Hatari! (1961) will show a commune of men and women engaged, under John Wayne’s guidance, in big-game hunting. The youthful unknown cast of Red Line 7000 will work out their own definitions of professionalism and love in a world that seems devoid of most of the Hawksian graces. The later westerns of the Rio Bravo trilogy—El Dorado (1967) and Rio Lobo (1970)—show Wayne aging and edging toward the periphery of the action, and the Rio Lobo community, composed largely of females, becomes the protagonist, redefining itself as the film progresses. But Rio Bravo presents Wayne as the apotheosis of the Hawksian hero, older, still strong but requiring help (with that very need becoming the instrument of salvation for his weaker colleagues), generous, firm, a little foolish about women, but coming to terms with his prejudices by recognizing that a woman can act with the resolve and daring of a man, and thus accepting his “weakness”—his need for her—through her own “masculinization.”

The charge leveled by feminists that Hawks’ women must model themselves after men to get their attention is largely true. For one thing, his men are somewhat retarded in the process of learning how to deal with women. But the behavior of his tomboys and bachelor girls is also an explicit challenge to traditional stereotypes of what a woman is and should be. Their aggressiveness arises from a variety of motives and instincts, from ambition, energy, intelligence, sexual insecurity, and from a frustration, perhaps, at being so long excluded from the world of action and camaraderie and non-sexual love that Hawks’ cinema celebrates.

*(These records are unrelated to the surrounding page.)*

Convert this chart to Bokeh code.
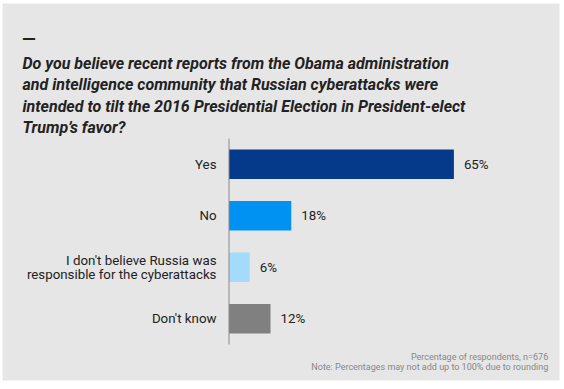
from bokeh.plotting import figure
from bokeh.models import Label, LabelSet, Range1d, ColumnDataSource
from bokeh.core.properties import value
from bokeh.embed import file_html
from bokeh.resources import INLINE

categories = ["Yes", "No",
              "I don't believe Russia was\nresponsible for the cyberattacks",
              "Don't know"]
values = [65, 18, 6, 12]
value_labels = ["65%", "18%", "6%", "12%"]
colors = ["#053a8b", "#0092f2", "#a3dcfa", "#808080"]
title_lines = [
    "Do you believe recent reports from the Obama administration",
    "and intelligence community that Russian cyberattacks were",
    "intended to tilt the 2016 Presidential Election in President-elect",
    "Trump\u2019s favor?",
]
notes = ["Percentage of respondents, n=676",
         "Note: Percentages may not add up to 100% due to rounding"]

BG = "#e6e6e6"
FONT = "Roboto"
TXT = "#222222"

# frame covers the grey panel; the scales put x=0 on the axis line
K = 3.46          # px per percent
BAND = 51.5       # px per category
X0_PX, Y0_PX = 228.5, 163.8
FL, FT, FR, FB = 2, 3, 559, 380
LINE_PX = 14.0
x_range = Range1d(-(X0_PX - FL) / K, (FR - X0_PX) / K)
y_range = Range1d((FB - Y0_PX) / BAND, -(Y0_PX - FT) / BAND)

p = figure(width=561, height=382, x_range=x_range, y_range=y_range,
           x_axis_type=None, y_axis_type=None,
           output_backend="svg", toolbar_location=None,
           min_border_left=FL, min_border_top=FT,
           min_border_right=561 - FR, min_border_bottom=382 - FB,
           background_fill_color=BG, border_fill_color="white",
           outline_line_color=None)
p.grid.visible = False

idx = list(range(len(categories)))
src = ColumnDataSource(dict(i=idx, val=values, lab=value_labels, col=colors))

p.hbar(y="i", right="val", left=0, height=0.573, color="col", line_color=None, source=src)

# axis line
p.segment(x0=[0], y0=[-0.5], x1=[0], y1=[len(categories) - 0.5],
          line_color="#8a8a8a", line_width=1)

# category labels, each line right-aligned on its own
lx, ly, lt = [], [], []
for i, cat in enumerate(categories):
    parts = cat.split("\n")
    n = len(parts)
    for j, part in enumerate(parts):
        lx.append(0)
        ly.append(i + (j - (n - 1) / 2) * LINE_PX / BAND)
        lt.append(part)
cat_src = ColumnDataSource(dict(x=lx, y=ly, t=lt))
p.add_layout(LabelSet(x="x", y="y", text="t", source=cat_src, x_offset=-12.5,
                      text_baseline="middle", text_align="right",
                      text_font=value(FONT), text_font_size="13.3px",
                      text_color=TXT))
p.add_layout(LabelSet(x="val", y="i", text="lab", source=src, x_offset=10,
                      text_baseline="middle", text_align="left",
                      text_font=value(FONT), text_font_size="13.3px", text_color=TXT))

def sx(px):
    return px - FL

def sy(py):
    return FB - py

p.add_layout(Label(x=sx(21.5), y=sy(37.5), x_units="screen", y_units="screen", text="\u2014",
                   text_font=FONT, text_font_style="bold", text_font_size="18px",
                   text_color=TXT, text_baseline="alphabetic"))
for i, line in enumerate(title_lines):
    p.add_layout(Label(x=sx(22), y=sy(63.3 + 21.1 * i), x_units="screen", y_units="screen",
                       text=line, text_font=FONT, text_font_style="bold italic",
                       text_font_size="16px", text_color=TXT,
                       text_baseline="alphabetic"))
for i, line in enumerate(notes):
    p.add_layout(Label(x=sx(547.7), y=sy(356.7 + 9.3 * i), x_units="screen", y_units="screen",
                       text=line, text_font=FONT, text_font_size="9px",
                       text_color="#888888", text_align="right",
                       text_baseline="alphabetic"))

open("out.html", "w").write(file_html(p, INLINE))
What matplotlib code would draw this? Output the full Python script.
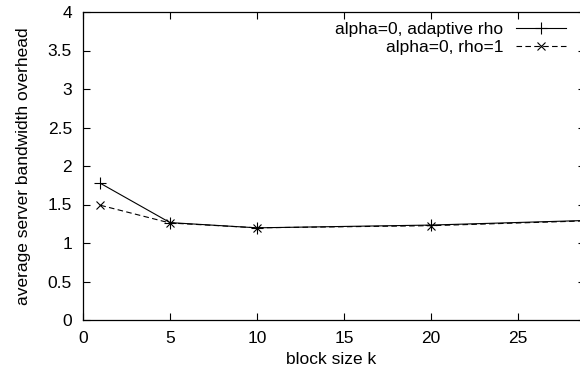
import matplotlib
matplotlib.use("Agg")
import matplotlib.pyplot as plt

# data
block_k = [1, 5, 10, 20, 30]
adaptive_rho = [1.775, 1.265, 1.197, 1.233, 1.30]
rho_one = [1.49, 1.260, 1.197, 1.225, 1.295]

x_ticks = [0, 5, 10, 15, 20, 25]
y_ticks = [0, 0.5, 1, 1.5, 2, 2.5, 3, 3.5, 4]
y_labels = ["0", "0.5", "1", "1.5", "2", "2.5", "3", "3.5", "4"]

plt.rcParams["font.family"] = ["Liberation Sans", "DejaVu Sans"]
FS = 12.5

W, H = 580, 377
fig = plt.figure(figsize=(W / 100, H / 100), dpi=100)
# axes box in pixels: left 83, right ~585 (off canvas), top 12, bottom 320
ax = fig.add_axes([83 / W, 1 - 320 / H, (585 - 83) / W, (320 - 12) / H])

ax.plot(block_k, adaptive_rho, color="black", linewidth=0.8,
        marker="+", markersize=8, markeredgewidth=0.8,
        label="alpha=0, adaptive rho")
ax.plot(block_k, rho_one, color="black", linewidth=0.8, linestyle=(0, (5, 3)),
        marker="x", markersize=6, markeredgewidth=0.8,
        label="alpha=0, rho=1")

ax.set_xlim(0, (585 - 83) / 17.4)
ax.set_ylim(0, 4)
ax.set_xticks(x_ticks)
ax.set_xticklabels([str(t) for t in x_ticks])
ax.set_yticks(y_ticks)
ax.set_yticklabels(y_labels)

ax.tick_params(direction="in", length=5, width=0.8, labelsize=FS,
               top=True, right=True, pad=8, color="black")
for s in ax.spines.values():
    s.set_linewidth(0.9)
    s.set_color("black")

ax.set_xlabel("block size k", fontsize=FS)
ax.set_ylabel("average server bandwidth overhead", fontsize=FS)
ax.xaxis.set_label_coords((331 - 83) / (585 - 83), -(352 - 320) / 308)
ax.yaxis.set_label_coords(-(83 - 31) / (585 - 83), 0.5)

leg = ax.legend(loc="upper right", bbox_to_anchor=(566 / W, 1 - 22 / H),
                bbox_transform=fig.transFigure, frameon=False,
                markerfirst=False, fontsize=FS, borderpad=0, borderaxespad=0,
                handlelength=2.9, handletextpad=0.7, labelspacing=0.15)
for t in leg.get_texts():
    t.set_ha("right")
leg._legend_box.align = "right"

fig.savefig("out.png", dpi=100)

For better or worse, the maternal (childbearing and nurturing) side of woman—so beautifully evoked in Ford, and so blindly and exclusively honored by most male artists—is foreign to Hawks. Its loss is felt not in the most obvious area of character invention and the absence of older women, but in some subtler, more shadowy region of the sensibility. A mature acceptance of the dual principles of life in which woman is complementary to man would undoubtedly have given Hawks a more complete and stimulating vision, a richer and more mystical view of the world. But perhaps it would have removed the sexual tension, and the tension with nature (as Mother Earth) that is at the heart of Hawks’ work, and that activates the genius of an artist who has been at once the most knowing and naive, the most elegant and the most awkward, the most male and female, the most American of directors.